The election of Donald Trump apparently means we should count on a lot more volatility and more uncertainty, too.

Those words were sprinkled throughout financial commentary that appeared just after the election. A firm called Capital Economics, in language that seemed fairly typical, noted that Trump "has repeatedly proven to be a volatile character with a very thin skin. In addition, neither Trump nor many of his inner circle have any experience in government. Those factors suggest to us that uncertainty and market volatility will remain elevated for months, if not years."

That isn't the way the stock market seemed to react the day after the election, of course, with the Dow Jones average surging more than 250 points. Stock investors apparently concluded, at least through one trading session, that Trump's ideas about boosting infrastructure spending and cutting taxes could mean faster economic growth. This same message, on the other hand, spooked the bond market.

Stocks up (today), bonds down. That's volatility. It doesn't cause much sleeplessness here; what does is risk, and it's not the same thing. Unfortunately, sometimes even experienced business writers can't seem to keep from confusing the two.

Volatility is a roller-coaster ride up and down. Risk means the chance of permanently losing your money. Taking a risk that doesn't work out is when one of those roller-coaster cars leaves the tracks and ends up going through the roof of the food truck parked below.
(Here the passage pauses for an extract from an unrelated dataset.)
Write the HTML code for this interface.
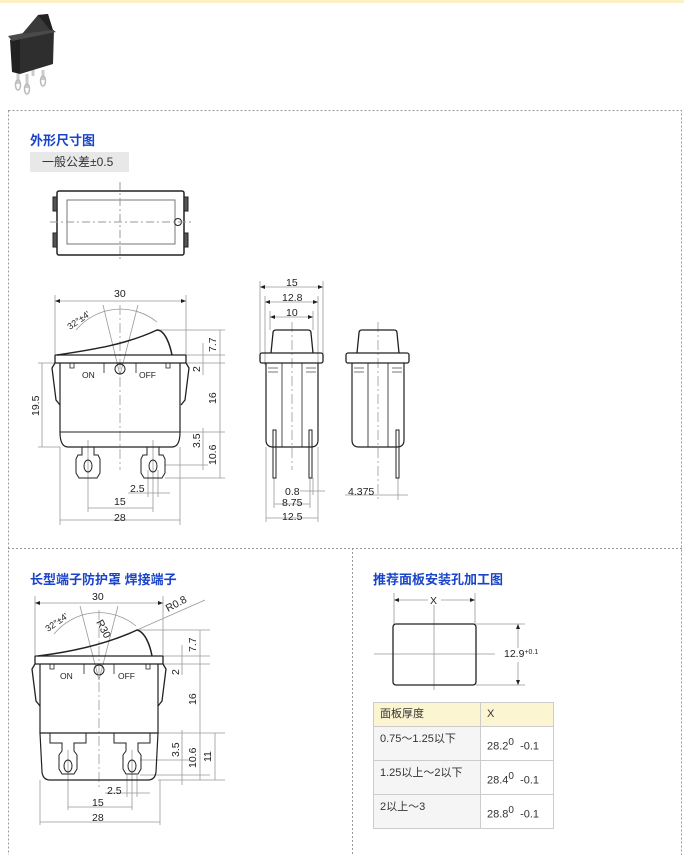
<!DOCTYPE html>
<html><head><meta charset="utf-8"><style>
html,body{margin:0;padding:0;background:#fff;}
body{width:684px;height:855px;position:relative;overflow:hidden;font-family:"Liberation Sans","Noto Sans CJK SC",sans-serif;}
svg{position:absolute;left:0;top:0;}
.h{position:absolute;color:#1a44c8;font-weight:bold;font-size:13px;font-family:"Liberation Sans","Noto Sans CJK SC",sans-serif;}
table{position:absolute;left:373px;top:702px;border-collapse:collapse;font-size:11px;color:#333;}
td{border:1px solid #ccc;padding:0 6px;vertical-align:top;}
</style></head><body>
<div style="position:absolute;left:0;top:0;width:684px;height:3px;background:#fbf1c4"></div>
<div class="h" style="left:30px;top:130px">外形尺寸图</div>
<div style="position:absolute;left:30px;top:152px;width:99px;height:20px;background:#e8e8e8;font-size:12px;color:#333;line-height:20px;text-indent:12px">一般公差±0.5</div>
<div class="h" style="left:30px;top:569px">长型端子防护罩 焊接端子</div>
<div class="h" style="left:373px;top:569px">推荐面板安装孔加工图</div>
<table>
<tr style="height:24px;background:#fbf5d2"><td style="width:94px;line-height:22px">面板厚度</td><td style="width:60px;line-height:22px">X</td></tr>
<tr style="height:34px"><td style="background:#f5f5f5;padding-top:3px">0.75～1.25以下</td><td style="padding-top:10px">28.2<sup style="font-size:10px">0</sup>&nbsp; -0.1</td></tr>
<tr style="height:34px"><td style="background:#f5f5f5;padding-top:3px">1.25以上～2以下</td><td style="padding-top:10px">28.4<sup style="font-size:10px">0</sup>&nbsp; -0.1</td></tr>
<tr style="height:34px"><td style="background:#f5f5f5;padding-top:3px">2以上～3</td><td style="padding-top:10px">28.8<sup style="font-size:10px">0</sup>&nbsp; -0.1</td></tr>
</table>
<svg width="684" height="855" viewBox="0 0 684 855" font-family="Liberation Sans, sans-serif" font-size="10.5">
<!-- photo -->
<g>
<path d="M18,72 v12 M27,74 v14 M33,70 v6 M43,70 v10" stroke="#ccc" stroke-width="3"/>
<ellipse cx="18" cy="85" rx="2.5" ry="5" fill="none" stroke="#bbb" stroke-width="1.5"/>
<ellipse cx="27" cy="89" rx="2.5" ry="5" fill="none" stroke="#bbb" stroke-width="1.5"/>
<ellipse cx="43" cy="81" rx="2.5" ry="5" fill="none" stroke="#bbb" stroke-width="1.5"/>
<polygon points="10,40 20,36 20,74 12,72" fill="#222"/>
<polygon points="20,36 54,30 53,64 20,74" fill="#2e2e2e"/>
<polygon points="8,36 50,28 56,32 12,41" fill="#4a4a4a"/>
<polygon points="22,34 38,15 48,14 52,30" fill="#3a3a3a"/>
<polygon points="38,15 48,14 53,30 50,30" fill="#222"/>
</g>
<!-- borders -->
<g stroke="#999" stroke-dasharray="2,2" fill="none" stroke-width="1">
<rect x="8.5" y="110.5" width="673" height="750"/>
<line x1="8" y1="548.5" x2="682" y2="548.5"/>
<line x1="352.5" y1="548" x2="352.5" y2="855"/>
</g>
<g fill="none" stroke="#222" stroke-width="1">
<!-- top view -->
<rect x="57" y="191" width="127" height="64" rx="2" stroke-width="1.5"/>
<rect x="67" y="200" width="108" height="44" stroke="#777"/>
<rect x="53" y="197" width="4" height="14" fill="#555"/><rect x="53" y="233" width="4" height="14" fill="#555"/>
<rect x="184" y="197" width="4" height="14" fill="#555"/><rect x="184" y="233" width="4" height="14" fill="#555"/>
<circle cx="178" cy="222" r="3.5"/>
<line x1="50" y1="222" x2="194" y2="222" stroke="#999" stroke-dasharray="8,3,2,3"/>
<line x1="120" y1="182" x2="120" y2="262" stroke="#999" stroke-dasharray="8,3,2,3"/>

<!-- front view 1 -->
<g stroke="#999" stroke-width="0.8">
<line x1="55" y1="295" x2="55" y2="355"/><line x1="186" y1="295" x2="186" y2="355"/>
<line x1="55" y1="301" x2="186" y2="301"/>
<line x1="120" y1="375" x2="103" y2="305"/><line x1="120" y1="375" x2="138" y2="305"/>
<path d="M76,330 A58,58 0 0 1 157,322"/>
<line x1="120" y1="305" x2="120" y2="470" stroke-dasharray="10,3,2,3"/>
<line x1="157" y1="330" x2="225" y2="330"/><line x1="186" y1="355" x2="225" y2="355"/>
<line x1="180" y1="363" x2="225" y2="363"/><line x1="180" y1="432" x2="225" y2="432"/>
<line x1="165" y1="465" x2="208" y2="465"/><line x1="165" y1="478" x2="225" y2="478"/>
<line x1="220" y1="330" x2="220" y2="478"/><line x1="203" y1="343" x2="203" y2="375"/><line x1="203" y1="428" x2="203" y2="470"/>
<line x1="42" y1="363" x2="42" y2="447"/><line x1="38" y1="363" x2="60" y2="363"/><line x1="38" y1="447" x2="60" y2="447"/>
<line x1="60" y1="447" x2="60" y2="525"/><line x1="180" y1="447" x2="180" y2="525"/>
<line x1="88" y1="440" x2="88" y2="512"/><line x1="153" y1="440" x2="153" y2="512"/>
<line x1="148" y1="470" x2="148" y2="497"/><line x1="158" y1="470" x2="158" y2="497"/>
<line x1="128" y1="493" x2="170" y2="493"/>
<line x1="88" y1="508" x2="153" y2="508"/><line x1="60" y1="520" x2="180" y2="520"/>
</g>
<rect x="55" y="355" width="131" height="8" rx="1" stroke-width="1.3"/>
<path d="M57,355 C90,350 125,345 157,330 C165,330 170,345 172,355" stroke-width="1.5"/>
<path d="M60,363 V432 Q60,447 68,447 H172 Q180,447 180,432 V363" stroke-width="1.2"/>
<line x1="60" y1="432" x2="180" y2="432"/>
<path d="M55,363 l-3,5 l4,32 l4,5 M186,363 l3,5 l-4,32 l-4,5" stroke-width="1.3"/>
<path d="M82,447 V455 H78 l-2,4 v14 l3,5 h18 l3,-5 v-14 l-2,-4 h-4 V447"/>
<path d="M147,447 V455 H143 l-2,4 v14 l3,5 h18 l3,-5 v-14 l-2,-4 h-4 V447"/>
<ellipse cx="88" cy="466" rx="4" ry="6"/><ellipse cx="153" cy="466" rx="4" ry="6"/>
<circle cx="120" cy="369" r="5"/>
<path d="M70,363 v5 h4 v-5 M104,363 v10 M136,363 v10 M166,363 v5 h4 v-5" stroke-width="0.8"/>

<!-- side view 1 -->
<g stroke="#999" stroke-width="0.8">
<line x1="260" y1="281" x2="260" y2="355"/><line x1="323" y1="281" x2="323" y2="355"/><line x1="260" y1="287" x2="323" y2="287"/>
<line x1="265" y1="296" x2="265" y2="365"/><line x1="318" y1="296" x2="318" y2="365"/><line x1="265" y1="302" x2="318" y2="302"/>
<line x1="270" y1="311" x2="270" y2="330"/><line x1="313" y1="311" x2="313" y2="330"/><line x1="270" y1="317" x2="313" y2="317"/>
<line x1="292" y1="322" x2="292" y2="470" stroke-dasharray="10,3,2,3"/>
<line x1="266" y1="447" x2="266" y2="522"/><line x1="318" y1="447" x2="318" y2="522"/><line x1="266" y1="518" x2="318" y2="518"/>
<line x1="274" y1="478" x2="274" y2="508"/><line x1="310" y1="478" x2="310" y2="508"/><line x1="274" y1="504" x2="310" y2="504"/>
<line x1="313" y1="478" x2="313" y2="495"/><line x1="300" y1="491" x2="325" y2="491"/>
</g>
<path d="M271,353 L273,333 Q273,330 276,330 H308 Q311,330 311,333 L313,353" stroke-width="1.3"/>
<rect x="260" y="353" width="63" height="10" rx="2" stroke-width="1.3"/>
<path d="M266,363 V440 Q266,447 273,447 H311 Q318,447 318,440 V363" stroke-width="1.2"/>
<rect x="282" y="363" width="20" height="84" stroke-width="0.8"/>
<path d="M268,368 h10 M268,372 h10 M306,368 h10 M306,372 h10" stroke="#777"/>
<rect x="273" y="430" width="3" height="48" stroke-width="1"/><rect x="309" y="430" width="3" height="48" stroke-width="1"/>

<!-- side view 2 -->
<g stroke="#999" stroke-width="0.8">
<line x1="378" y1="322" x2="378" y2="500" stroke-dasharray="10,3,2,3"/>
<line x1="398" y1="478" x2="398" y2="500"/><line x1="345" y1="495" x2="408" y2="495"/>
</g>
<path d="M357,353 L359,333 Q359,330 362,330 H394 Q397,330 397,333 L399,353" stroke-width="1.3"/>
<rect x="346" y="353" width="63" height="10" rx="2" stroke-width="1.3"/>
<path d="M352,363 V440 Q352,447 359,447 H397 Q404,447 404,440 V363" stroke-width="1.2"/>
<rect x="368" y="363" width="20" height="84" stroke-width="0.8"/>
<path d="M354,368 h10 M354,372 h10 M392,368 h10 M392,372 h10" stroke="#777"/>
<rect x="396" y="430" width="3" height="48" stroke-width="1"/>

<!-- front view 2 -->
<g stroke="#999" stroke-width="0.8">
<line x1="35" y1="596" x2="35" y2="656"/><line x1="163" y1="596" x2="163" y2="656"/><line x1="35" y1="603" x2="163" y2="603"/>
<line x1="99" y1="680" x2="80" y2="606"/><line x1="99" y1="680" x2="118" y2="606"/>
<path d="M54,634 A58,58 0 0 1 136,626"/>
<line x1="137" y1="630" x2="205" y2="600"/>
<line x1="99" y1="610" x2="99" y2="790" stroke-dasharray="10,3,2,3"/>
<line x1="137" y1="630" x2="210" y2="630"/><line x1="163" y1="656" x2="210" y2="656"/>
<line x1="158" y1="664" x2="210" y2="664"/><line x1="158" y1="733" x2="225" y2="733"/>
<line x1="140" y1="760" x2="190" y2="760"/><line x1="140" y1="775" x2="210" y2="775"/><line x1="158" y1="780" x2="225" y2="780"/>
<line x1="200" y1="630" x2="200" y2="780"/><line x1="182" y1="645" x2="182" y2="675"/><line x1="182" y1="730" x2="182" y2="785"/><line x1="215" y1="733" x2="215" y2="780"/>
<line x1="40" y1="780" x2="40" y2="825"/><line x1="160" y1="780" x2="160" y2="825"/>
<line x1="68" y1="750" x2="68" y2="810"/><line x1="132" y1="750" x2="132" y2="810"/>
<line x1="127" y1="775" x2="127" y2="797"/><line x1="137" y1="775" x2="137" y2="797"/>
<line x1="105" y1="793" x2="150" y2="793"/>
<line x1="68" y1="807" x2="132" y2="807"/><line x1="40" y1="822" x2="160" y2="822"/>
</g>
<rect x="35" y="656" width="128" height="8" rx="1" stroke-width="1.3"/>
<path d="M38,656 C70,652 105,645 137,630 C145,632 150,645 152,656" stroke-width="1.5"/>
<path d="M40,664 V733 M158,664 V733" stroke-width="1.2"/>
<path d="M40,733 H158 L156,772 Q155,780 148,780 H50 Q43,780 42,772 Z" stroke-width="1.2"/>
<path d="M35,664 l-3,5 l4,32 l4,5 M163,664 l3,5 l-4,32 l-4,5" stroke-width="1.3"/>
<path d="M50,733 v10 h12 v8 l-3,4 v14 l3,5 h12 l3,-5 v-14 l-3,-4 v-8 h12 v-10"/>
<path d="M114,733 v10 h12 v8 l-3,4 v14 l3,5 h12 l3,-5 v-14 l-3,-4 v-8 h12 v-10"/>
<ellipse cx="68" cy="766" rx="4" ry="6"/><ellipse cx="132" cy="766" rx="4" ry="6"/>
<circle cx="99" cy="670" r="5"/>
<path d="M50,664 v5 h4 v-5 M84,664 v10 M114,664 v10 M146,664 v5 h4 v-5" stroke-width="0.8"/>

<!-- panel cutout -->
<g stroke="#999" stroke-width="0.8">
<line x1="394" y1="593" x2="394" y2="625"/><line x1="475" y1="593" x2="475" y2="625"/>
<line x1="394" y1="600" x2="428" y2="600"/><line x1="441" y1="600" x2="475" y2="600"/>
<line x1="434" y1="605" x2="434" y2="690"/><line x1="374" y1="654" x2="495" y2="654"/>
<line x1="476" y1="624" x2="525" y2="624"/><line x1="476" y1="685" x2="525" y2="685"/>
<line x1="518" y1="624" x2="518" y2="648"/><line x1="518" y1="662" x2="518" y2="685"/>
</g>
<rect x="393" y="624" width="83" height="61" rx="3" stroke-width="1.3"/>
</g>
<g fill="#222">
<path d="M55,301 l5,-2 v4z M186,301 l-5,-2 v4z M260,287 l5,-2 v4z M323,287 l-5,-2 v4z M265,302 l5,-2 v4z M318,302 l-5,-2 v4z M270,317 l5,-2 v4z M313,317 l-5,-2 v4z M35,603 l5,-2 v4z M163,603 l-5,-2 v4z M394,600 l5,-2 v4z M475,600 l-5,-2 v4z M518,624 l-2,5 h4z M518,685 l-2,-5 h4z"/>
<text x="114" y="297">30</text>
<text x="286" y="286">15</text><text x="282" y="301">12.8</text><text x="286" y="316">10</text>
<text x="82" y="378" font-size="8.5">ON</text><text x="139" y="378" font-size="8.5">OFF</text>
<text x="130" y="492">2.5</text><text x="114" y="505">15</text><text x="114" y="521">28</text>
<text x="285" y="495">0.8</text><text x="282" y="506">8.75</text><text x="282" y="520">12.5</text>
<text x="348" y="495">4.375</text>
<text transform="translate(216,352) rotate(-90)">7.7</text>
<text transform="translate(200,372) rotate(-90)">2</text>
<text transform="translate(216,404) rotate(-90)">16</text>
<text transform="translate(200,448) rotate(-90)">3.5</text>
<text transform="translate(216,465) rotate(-90)">10.6</text>
<text transform="translate(39,416) rotate(-90)">19.5</text>
<text transform="translate(70,330) rotate(-35)" font-size="9">32°±4'</text>
<text x="92" y="600">30</text>
<text transform="translate(168,612) rotate(-28)">R0.8</text>
<text transform="translate(96,622) rotate(62)">R30</text>
<text transform="translate(48,632) rotate(-35)" font-size="9">32°±4'</text>
<text x="60" y="679" font-size="8.5">ON</text><text x="118" y="679" font-size="8.5">OFF</text>
<text transform="translate(196,652) rotate(-90)">7.7</text>
<text transform="translate(179,675) rotate(-90)">2</text>
<text transform="translate(196,705) rotate(-90)">16</text>
<text transform="translate(179,757) rotate(-90)">3.5</text>
<text transform="translate(196,768) rotate(-90)">10.6</text>
<text transform="translate(211,762) rotate(-90)">11</text>
<text x="107" y="794">2.5</text><text x="92" y="806">15</text><text x="92" y="821">28</text>
<text x="430" y="604">X</text>
<text x="504" y="657">12.9<tspan font-size="7" dy="-3">+0.1</tspan></text>
</g>
</svg>
</body></html>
What a lot of these financial analysts and economists probably meant to say is that with a Trump administration about to start running things in Washington, the risks for a lot of businesses have increased.

They have certainly gone up for the owners and managers of businesses with operations, customers or even suppliers outside the United States. In these days, that can mean manufacturers not much bigger than a mom-and-pop operation.

There's no economic policy more closely identified with the unorthodox Trump campaign than his hostility toward globalization and the message that we have been suckers who have lost far more in trade than we've gained.

It's no surprise that Trump's blueprint for the first 100 days in office includes renegotiating or pulling out of the North American Free Trade Agreement, quitting the Trans-Pacific Partnership and labeling China a currency manipulator. These are some of the specific measures apparently designed to recover, through a tougher stand on trade, some of the jobs making things that now get made by workers in China and other places.

Yet it's also true that I've yet to read a plausible explanation about how those manufacturing jobs come back no matter what trade policy levers the administration throws. A great example of the challenge comes from the results Wal-Mart has gotten since it volunteered in 2013 to help boost domestic manufacturing by spending an extra $250 billion over 10 years on products made at home.

The maker of a plastic garden owl accepted Wal-Mart's offer to buy a lot more if the owls were built here, an example described by Bloomberg. The company had several dozen people hand-painting and assembling them in China. When production geared up here, its line was so highly automated just two new American jobs were created.

Wal-Mart hoped this program would create 250,000 American jobs. As of last summer, it's created just 7,000.

But if Trump still wants to pursue that elusive goal of returning manufacturing jobs by putting up greater trade barriers, business managers looking ahead at where to invest need to bake some of that additional risk into their plans.

The thinking certainly has to have changed at companies with deep business relationships in Mexico, like Minnetonka-based Cargill. It's been doing business there half a century, and last year it unveiled a new business plan with $170 million in direct investment, financing help for local producers and purchases of Mexican products totaling $4.5 billion. This was a big deal in Mexico, where Cargill has 30 facilities, yet it barely made the papers here.

So halfway into Cargill's multiyear plan a new U.S. president gets elected who wants to redo, if not kill, the basic trade agreements in the region, potentially disrupting the flow of agricultural products and food through long and well-established supply chains. So what does Cargill now spend of what's left of the plan's $170 million?

Well, maybe nothing. In business there's always risk, of course, but the threat of the Trump administration tossing sand into the gearbox of trade with Mexico really does create the possibility of more ways to lose money in Mexico. That means Cargill has to raise the return expectations before it green lights investing any more capital, to compensate for the additional risk.

Just making up numbers here, but if a project looks like it could generate a 12-percent return, last month that may have been just fine. Now that the risk is higher, Cargill is going to have to earn a lot more on the capital invested to compensate for it. Any project at a 12-percent expected return now won't get built.

It's far too soon to say for sure that the Trump administration will go ahead with additional barriers to trade, of course, and that's one reason financial writers are talking about uncertainty nearly as much as they are about volatility.

Perhaps uncertainty is just another way of saying that the risks have increased, yet it's another word that probably should be kept out of a financial analysis. It's only stating the obvious. After all, when have we ever been absolutely certain about what's going to happen next month or next year?

People who don't quite grasp that, who seem to know for certain what's going to happen, are very dangerous when put in charge of a business. People like that seem pretty dangerous to have in charge of economic policy, too.

We will find out soon if that's who we will have in Washington next January.